Written exercise: Write each line of the material exactly as given, from the top through the line that contains "0.296, 0.116, 0.416, 0.074, 0.440, 0.482, 0.488];", and omit all pictures.

Information shown:
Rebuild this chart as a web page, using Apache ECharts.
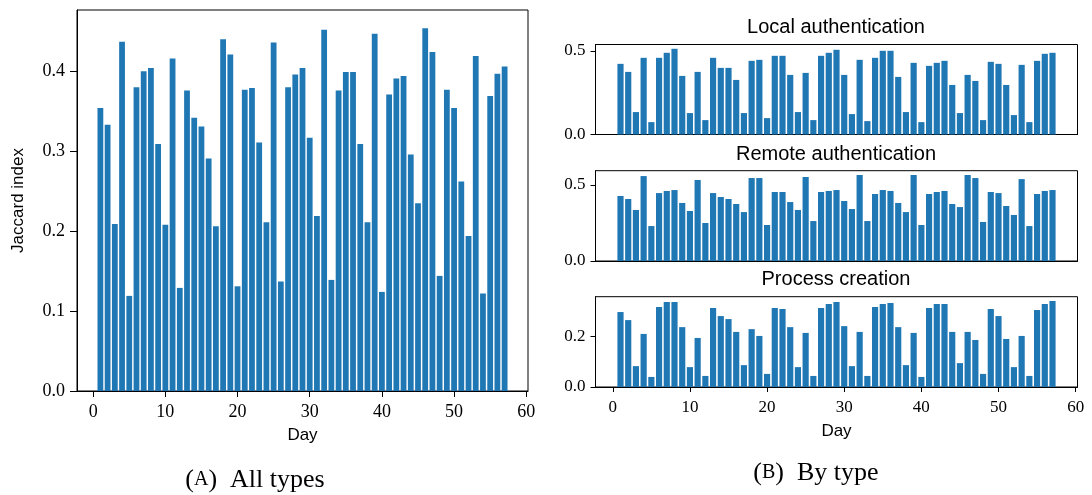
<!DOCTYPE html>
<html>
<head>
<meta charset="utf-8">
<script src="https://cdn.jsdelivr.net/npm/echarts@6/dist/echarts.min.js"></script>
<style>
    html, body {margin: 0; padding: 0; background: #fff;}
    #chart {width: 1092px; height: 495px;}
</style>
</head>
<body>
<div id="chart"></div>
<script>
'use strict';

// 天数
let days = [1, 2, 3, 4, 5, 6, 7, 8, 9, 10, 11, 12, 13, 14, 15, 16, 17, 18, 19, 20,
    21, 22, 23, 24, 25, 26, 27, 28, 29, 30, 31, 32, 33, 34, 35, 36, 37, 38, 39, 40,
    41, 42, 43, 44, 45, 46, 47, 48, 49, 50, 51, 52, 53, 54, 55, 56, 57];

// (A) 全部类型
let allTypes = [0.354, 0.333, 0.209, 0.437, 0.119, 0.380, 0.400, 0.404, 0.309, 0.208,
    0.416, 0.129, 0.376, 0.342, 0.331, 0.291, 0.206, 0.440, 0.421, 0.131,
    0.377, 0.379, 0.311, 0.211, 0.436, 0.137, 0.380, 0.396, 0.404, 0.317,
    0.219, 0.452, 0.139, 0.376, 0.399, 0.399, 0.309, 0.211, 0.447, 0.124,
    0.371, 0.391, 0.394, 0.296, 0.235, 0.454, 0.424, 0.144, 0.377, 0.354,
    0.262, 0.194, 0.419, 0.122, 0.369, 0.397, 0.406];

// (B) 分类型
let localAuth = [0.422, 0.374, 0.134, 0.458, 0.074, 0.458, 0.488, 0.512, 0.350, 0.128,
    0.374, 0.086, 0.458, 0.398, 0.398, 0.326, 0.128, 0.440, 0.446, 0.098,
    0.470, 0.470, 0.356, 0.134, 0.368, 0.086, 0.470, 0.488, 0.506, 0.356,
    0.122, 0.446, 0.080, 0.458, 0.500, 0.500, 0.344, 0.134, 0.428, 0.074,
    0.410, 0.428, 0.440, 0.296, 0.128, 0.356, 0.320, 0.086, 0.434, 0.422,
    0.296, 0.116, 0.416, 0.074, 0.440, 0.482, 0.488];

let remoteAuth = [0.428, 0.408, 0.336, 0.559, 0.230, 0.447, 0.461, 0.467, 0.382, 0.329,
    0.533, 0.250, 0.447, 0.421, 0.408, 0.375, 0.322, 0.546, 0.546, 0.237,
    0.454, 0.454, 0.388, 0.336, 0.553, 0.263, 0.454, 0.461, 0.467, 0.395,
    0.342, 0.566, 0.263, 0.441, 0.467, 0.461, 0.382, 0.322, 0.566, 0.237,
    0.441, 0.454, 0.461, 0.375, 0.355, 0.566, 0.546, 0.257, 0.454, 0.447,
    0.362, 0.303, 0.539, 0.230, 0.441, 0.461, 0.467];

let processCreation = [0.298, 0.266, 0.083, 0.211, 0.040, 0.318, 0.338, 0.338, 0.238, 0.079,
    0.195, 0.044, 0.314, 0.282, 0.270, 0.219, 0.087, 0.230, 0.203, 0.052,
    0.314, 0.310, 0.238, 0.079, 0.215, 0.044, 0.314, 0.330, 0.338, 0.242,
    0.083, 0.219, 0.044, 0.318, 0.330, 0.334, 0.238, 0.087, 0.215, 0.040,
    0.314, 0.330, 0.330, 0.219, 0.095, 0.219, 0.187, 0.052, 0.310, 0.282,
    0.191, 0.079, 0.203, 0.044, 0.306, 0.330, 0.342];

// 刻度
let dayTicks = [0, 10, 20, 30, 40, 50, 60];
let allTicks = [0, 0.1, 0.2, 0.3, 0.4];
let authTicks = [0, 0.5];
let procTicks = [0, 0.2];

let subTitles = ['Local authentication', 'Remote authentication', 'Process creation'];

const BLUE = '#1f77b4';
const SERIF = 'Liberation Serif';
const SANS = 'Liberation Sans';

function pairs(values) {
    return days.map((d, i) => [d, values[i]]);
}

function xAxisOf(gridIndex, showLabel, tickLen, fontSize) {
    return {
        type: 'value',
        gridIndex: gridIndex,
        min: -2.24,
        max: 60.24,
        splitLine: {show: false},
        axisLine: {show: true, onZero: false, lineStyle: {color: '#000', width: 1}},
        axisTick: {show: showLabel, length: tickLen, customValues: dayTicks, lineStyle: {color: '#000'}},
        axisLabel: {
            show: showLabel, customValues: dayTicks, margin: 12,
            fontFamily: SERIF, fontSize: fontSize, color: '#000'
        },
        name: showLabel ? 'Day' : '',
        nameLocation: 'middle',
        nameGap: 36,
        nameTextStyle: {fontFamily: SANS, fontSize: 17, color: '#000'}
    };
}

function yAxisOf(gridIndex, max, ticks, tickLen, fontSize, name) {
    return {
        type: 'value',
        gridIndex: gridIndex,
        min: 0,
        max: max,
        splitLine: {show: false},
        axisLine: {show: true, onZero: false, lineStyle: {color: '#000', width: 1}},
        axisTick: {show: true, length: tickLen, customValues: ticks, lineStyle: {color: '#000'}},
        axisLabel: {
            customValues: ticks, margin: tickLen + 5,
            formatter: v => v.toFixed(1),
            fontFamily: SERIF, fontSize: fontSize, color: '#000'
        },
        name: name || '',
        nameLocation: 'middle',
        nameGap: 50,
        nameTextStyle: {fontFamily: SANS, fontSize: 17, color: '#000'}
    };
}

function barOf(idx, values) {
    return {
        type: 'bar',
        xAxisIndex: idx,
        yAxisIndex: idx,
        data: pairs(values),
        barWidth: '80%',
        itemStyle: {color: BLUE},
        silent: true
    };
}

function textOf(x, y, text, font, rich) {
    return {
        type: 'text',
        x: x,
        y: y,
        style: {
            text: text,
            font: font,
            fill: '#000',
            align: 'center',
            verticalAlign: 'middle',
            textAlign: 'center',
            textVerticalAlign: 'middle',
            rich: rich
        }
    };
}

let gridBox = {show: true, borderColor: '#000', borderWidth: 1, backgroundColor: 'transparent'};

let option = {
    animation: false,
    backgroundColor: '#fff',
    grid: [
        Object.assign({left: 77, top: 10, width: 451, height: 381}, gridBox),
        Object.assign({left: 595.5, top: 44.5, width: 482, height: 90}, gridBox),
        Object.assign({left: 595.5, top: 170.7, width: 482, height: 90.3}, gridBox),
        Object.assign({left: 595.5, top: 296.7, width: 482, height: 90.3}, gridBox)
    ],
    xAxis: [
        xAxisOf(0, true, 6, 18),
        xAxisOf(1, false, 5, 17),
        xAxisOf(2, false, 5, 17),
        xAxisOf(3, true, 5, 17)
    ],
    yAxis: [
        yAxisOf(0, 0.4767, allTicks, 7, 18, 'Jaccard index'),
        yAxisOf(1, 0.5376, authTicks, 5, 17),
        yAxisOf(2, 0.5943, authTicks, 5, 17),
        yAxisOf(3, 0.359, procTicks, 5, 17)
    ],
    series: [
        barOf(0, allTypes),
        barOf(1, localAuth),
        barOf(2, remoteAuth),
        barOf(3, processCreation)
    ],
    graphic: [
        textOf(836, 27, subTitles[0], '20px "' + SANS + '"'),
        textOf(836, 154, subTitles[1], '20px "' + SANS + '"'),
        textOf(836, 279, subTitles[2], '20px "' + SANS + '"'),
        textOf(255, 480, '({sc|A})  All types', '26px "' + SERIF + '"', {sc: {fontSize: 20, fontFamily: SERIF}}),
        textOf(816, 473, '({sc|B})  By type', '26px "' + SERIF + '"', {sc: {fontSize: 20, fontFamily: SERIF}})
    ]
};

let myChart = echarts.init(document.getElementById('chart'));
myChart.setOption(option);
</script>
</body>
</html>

Answer for the task:
Rebuild this chart as a web page, using Apache ECharts.
<!DOCTYPE html>
<html>
<head>
<meta charset="utf-8">
<script src="https://cdn.jsdelivr.net/npm/echarts@6/dist/echarts.min.js"></script>
<style>
    html, body {margin: 0; padding: 0; background: #fff;}
    #chart {width: 1092px; height: 495px;}
</style>
</head>
<body>
<div id="chart"></div>
<script>
'use strict';

// 天数
let days = [1, 2, 3, 4, 5, 6, 7, 8, 9, 10, 11, 12, 13, 14, 15, 16, 17, 18, 19, 20,
    21, 22, 23, 24, 25, 26, 27, 28, 29, 30, 31, 32, 33, 34, 35, 36, 37, 38, 39, 40,
    41, 42, 43, 44, 45, 46, 47, 48, 49, 50, 51, 52, 53, 54, 55, 56, 57];

// (A) 全部类型
let allTypes = [0.354, 0.333, 0.209, 0.437, 0.119, 0.380, 0.400, 0.404, 0.309, 0.208,
    0.416, 0.129, 0.376, 0.342, 0.331, 0.291, 0.206, 0.440, 0.421, 0.131,
    0.377, 0.379, 0.311, 0.211, 0.436, 0.137, 0.380, 0.396, 0.404, 0.317,
    0.219, 0.452, 0.139, 0.376, 0.399, 0.399, 0.309, 0.211, 0.447, 0.124,
    0.371, 0.391, 0.394, 0.296, 0.235, 0.454, 0.424, 0.144, 0.377, 0.354,
    0.262, 0.194, 0.419, 0.122, 0.369, 0.397, 0.406];

// (B) 分类型
let localAuth = [0.422, 0.374, 0.134, 0.458, 0.074, 0.458, 0.488, 0.512, 0.350, 0.128,
    0.374, 0.086, 0.458, 0.398, 0.398, 0.326, 0.128, 0.440, 0.446, 0.098,
    0.470, 0.470, 0.356, 0.134, 0.368, 0.086, 0.470, 0.488, 0.506, 0.356,
    0.122, 0.446, 0.080, 0.458, 0.500, 0.500, 0.344, 0.134, 0.428, 0.074,
    0.410, 0.428, 0.440, 0.296, 0.128, 0.356, 0.320, 0.086, 0.434, 0.422,
    0.296, 0.116, 0.416, 0.074, 0.440, 0.482, 0.488];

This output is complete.